--- Start of Data extract ---

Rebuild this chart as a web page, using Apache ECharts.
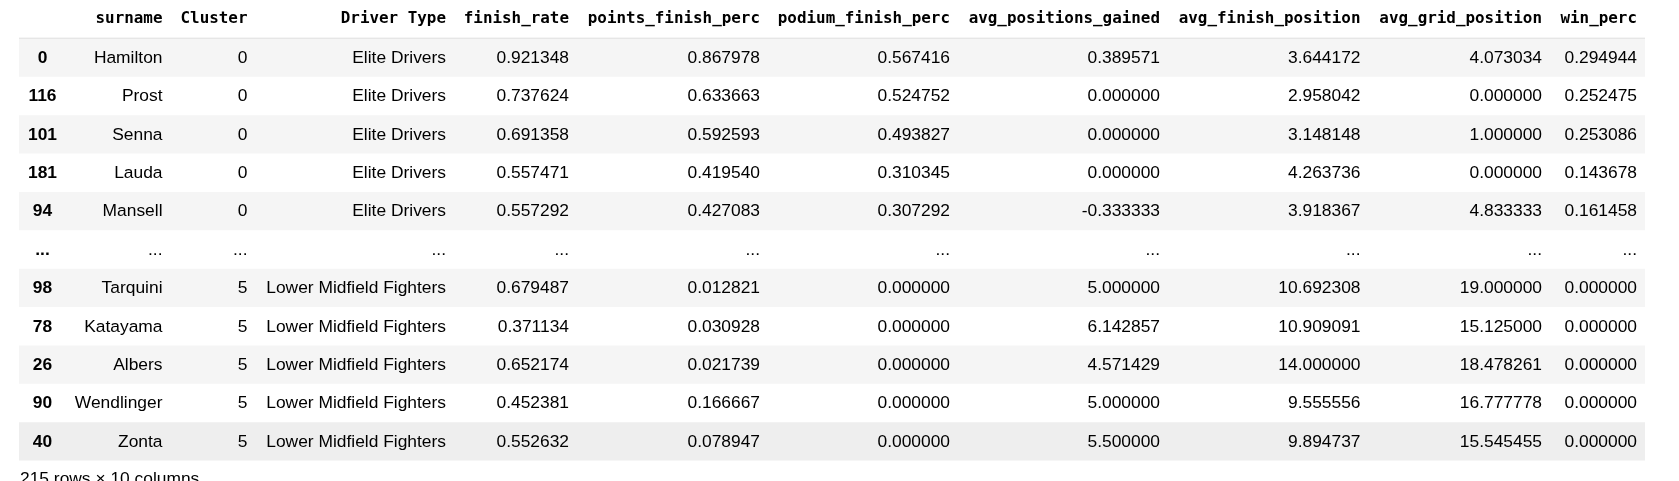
<!DOCTYPE html>
<html>
<head>
<meta charset="utf-8">
<script src="https://cdn.jsdelivr.net/npm/echarts@6.0.0/dist/echarts.min.js"></script>
<style>
html,body{margin:0;padding:0;background:#ffffff;}
#chart{width:1679px;height:481px;}
</style>
</head>
<body>
<div id="chart"></div>
<script>
// ---------- DATA ----------
const columnHeaders = ['', 'surname', 'Cluster', 'Driver Type', 'finish_rate', 'points_finish_perc',
  'podium_finish_perc', 'avg_positions_gained', 'avg_finish_position', 'avg_grid_position', 'win_perc'];
const rowIndex = ['0', '116', '101', '181', '94', '...', '98', '78', '26', '90', '40'];
const surname = ['Hamilton', 'Prost', 'Senna', 'Lauda', 'Mansell', '...', 'Tarquini', 'Katayama', 'Albers', 'Wendlinger', 'Zonta'];
const cluster = ['0', '0', '0', '0', '0', '...', '5', '5', '5', '5', '5'];
const driverType = ['Elite Drivers', 'Elite Drivers', 'Elite Drivers', 'Elite Drivers', 'Elite Drivers', '...',
  'Lower Midfield Fighters', 'Lower Midfield Fighters', 'Lower Midfield Fighters', 'Lower Midfield Fighters', 'Lower Midfield Fighters'];
const finishRate = [0.921348, 0.737624, 0.691358, 0.557471, 0.557292, null, 0.679487, 0.371134, 0.652174, 0.452381, 0.552632];
const pointsFinishPerc = [0.867978, 0.633663, 0.592593, 0.419540, 0.427083, null, 0.012821, 0.030928, 0.021739, 0.166667, 0.078947];
const podiumFinishPerc = [0.567416, 0.524752, 0.493827, 0.310345, 0.307292, null, 0.000000, 0.000000, 0.000000, 0.000000, 0.000000];
const avgPositionsGained = [0.389571, 0.000000, 0.000000, 0.000000, -0.333333, null, 5.000000, 6.142857, 4.571429, 5.000000, 5.500000];
const avgFinishPosition = [3.644172, 2.958042, 3.148148, 4.263736, 3.918367, null, 10.692308, 10.909091, 14.000000, 9.555556, 9.894737];
const avgGridPosition = [4.073034, 0.000000, 1.000000, 0.000000, 4.833333, null, 19.000000, 15.125000, 18.478261, 16.777778, 15.545455];
const winPerc = [0.294944, 0.252475, 0.253086, 0.143678, 0.161458, null, 0.000000, 0.000000, 0.000000, 0.000000, 0.000000];
const footerText = '215 rows × 10 columns';

// ---------- LAYOUT / STYLE ----------
const LAYOUT = {
  width: 1679,
  tableLeft: 19,
  tableRight: 1645,
  // text anchor per column (index column centred, the rest right-aligned)
  anchors: [42.5, 162.5, 247.5, 446, 569, 760, 950, 1160, 1360.5, 1542, 1637],
  rowHeight: 39.3,
  headerLineY: 28.3
};
const FONT_CELL = '17.4px "Liberation Sans", Arial, sans-serif';
const FONT_INDEX = 'bold 17.4px "Liberation Sans", Arial, sans-serif';
const FONT_HEAD = 'bold 15.9px "DejaVu Sans Mono", monospace';
const TEXT_COLOR = '#000000';
const STRIPE = '#f5f5f5';
const HOVER = '#eeeeee';
const LINE_COLOR = '#d6d6d6';

function fmt(v) { return v === null ? '...' : v.toFixed(6); }

const numericCols = [finishRate, pointsFinishPerc, podiumFinishPerc, avgPositionsGained, avgFinishPosition, avgGridPosition, winPerc];
const bodyRows = rowIndex.map((idx, r) => [idx, surname[r], cluster[r], driverType[r]].concat(numericCols.map(col => fmt(col[r]))));
const allRows = [columnHeaders].concat(bodyRows);   // row 0 = header
const yCategories = ['header'].concat(rowIndex.map((v, i) => 'r' + i));

// cells: [colIdx, rowIdx, text]
const cellData = [];
allRows.forEach((row, r) => row.forEach((txt, c) => cellData.push([c, r, txt])));
const rowData = allRows.map((_, r) => [r]);

const nRows = allRows.length;
const gridTop = LAYOUT.headerLineY - LAYOUT.rowHeight;

const chart = echarts.init(document.getElementById('chart'), null, { renderer: 'canvas' });
chart.setOption({
  animation: false,
  backgroundColor: '#ffffff',
  title: {
    text: footerText,
    left: 20,
    top: 471,
    padding: 0,
    textStyle: { fontSize: 17.4, fontWeight: 'normal', fontFamily: '"Liberation Sans", Arial, sans-serif', color: TEXT_COLOR }
  },
  grid: { left: 0, right: 0, top: gridTop, height: nRows * LAYOUT.rowHeight, containLabel: false },
  xAxis: { type: 'value', min: 0, max: LAYOUT.width, show: false },
  yAxis: { type: 'category', data: yCategories, inverse: true, show: false },
  series: [
    {
      type: 'custom',
      name: 'rows',
      silent: true,
      clip: false,
      data: rowData,
      encode: { y: 0 },
      renderItem: function (params, api) {
        const r = api.value(0);
        const c = api.coord([LAYOUT.tableLeft, r]);
        const e = api.coord([LAYOUT.tableRight, r]);
        const h = api.size([0, 1])[1];
        const top = c[1] - h / 2;
        if (r === 0) {
          return {
            type: 'line',
            shape: { x1: c[0], y1: top + h, x2: e[0], y2: top + h },
            style: { stroke: LINE_COLOR, lineWidth: 1.5 }
          };
        }
        let fill = null;
        if (r === nRows - 1) fill = HOVER;
        else if ((r - 1) % 2 === 0) fill = STRIPE;
        if (!fill) return null;
        return {
          type: 'rect',
          shape: { x: c[0], y: top, width: e[0] - c[0], height: h },
          style: { fill: fill }
        };
      }
    },
    {
      type: 'custom',
      name: 'cells',
      silent: true,
      clip: false,
      data: cellData,
      encode: { y: 1 },
      renderItem: function (params, api) {
        const col = api.value(0);
        const r = api.value(1);
        const txt = cellData[params.dataIndex][2];
        if (!txt) return null;
        const p = api.coord([LAYOUT.anchors[col], r]);
        let font = FONT_CELL, align = 'right';
        if (r === 0) font = FONT_HEAD;
        else if (col === 0) { font = FONT_INDEX; align = 'center'; }
        return {
          type: 'text',
          style: {
            x: p[0], y: p[1] + (r === 0 ? 0 : 0.5),
            text: txt,
            fill: TEXT_COLOR,
            font: font,
            align: align,
            verticalAlign: 'middle'
          }
        };
      }
    }
  ]
});
</script>
</body>
</html>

--- End of Data extract ---

-- Exercise prompt --
Repeat only the lines between the start of the data and the line with "const footerText = '215 rows × 10 columns';", including those two lines, and skip the pictures.

-- Solution for this exercise --
Rebuild this chart as a web page, using Apache ECharts.
<!DOCTYPE html>
<html>
<head>
<meta charset="utf-8">
<script src="https://cdn.jsdelivr.net/npm/echarts@6.0.0/dist/echarts.min.js"></script>
<style>
html,body{margin:0;padding:0;background:#ffffff;}
#chart{width:1679px;height:481px;}
</style>
</head>
<body>
<div id="chart"></div>
<script>
// ---------- DATA ----------
const columnHeaders = ['', 'surname', 'Cluster', 'Driver Type', 'finish_rate', 'points_finish_perc',
  'podium_finish_perc', 'avg_positions_gained', 'avg_finish_position', 'avg_grid_position', 'win_perc'];
const rowIndex = ['0', '116', '101', '181', '94', '...', '98', '78', '26', '90', '40'];
const surname = ['Hamilton', 'Prost', 'Senna', 'Lauda', 'Mansell', '...', 'Tarquini', 'Katayama', 'Albers', 'Wendlinger', 'Zonta'];
const cluster = ['0', '0', '0', '0', '0', '...', '5', '5', '5', '5', '5'];
const driverType = ['Elite Drivers', 'Elite Drivers', 'Elite Drivers', 'Elite Drivers', 'Elite Drivers', '...',
  'Lower Midfield Fighters', 'Lower Midfield Fighters', 'Lower Midfield Fighters', 'Lower Midfield Fighters', 'Lower Midfield Fighters'];
const finishRate = [0.921348, 0.737624, 0.691358, 0.557471, 0.557292, null, 0.679487, 0.371134, 0.652174, 0.452381, 0.552632];
const pointsFinishPerc = [0.867978, 0.633663, 0.592593, 0.419540, 0.427083, null, 0.012821, 0.030928, 0.021739, 0.166667, 0.078947];
const podiumFinishPerc = [0.567416, 0.524752, 0.493827, 0.310345, 0.307292, null, 0.000000, 0.000000, 0.000000, 0.000000, 0.000000];
const avgPositionsGained = [0.389571, 0.000000, 0.000000, 0.000000, -0.333333, null, 5.000000, 6.142857, 4.571429, 5.000000, 5.500000];
const avgFinishPosition = [3.644172, 2.958042, 3.148148, 4.263736, 3.918367, null, 10.692308, 10.909091, 14.000000, 9.555556, 9.894737];
const avgGridPosition = [4.073034, 0.000000, 1.000000, 0.000000, 4.833333, null, 19.000000, 15.125000, 18.478261, 16.777778, 15.545455];
const winPerc = [0.294944, 0.252475, 0.253086, 0.143678, 0.161458, null, 0.000000, 0.000000, 0.000000, 0.000000, 0.000000];
const footerText = '215 rows × 10 columns';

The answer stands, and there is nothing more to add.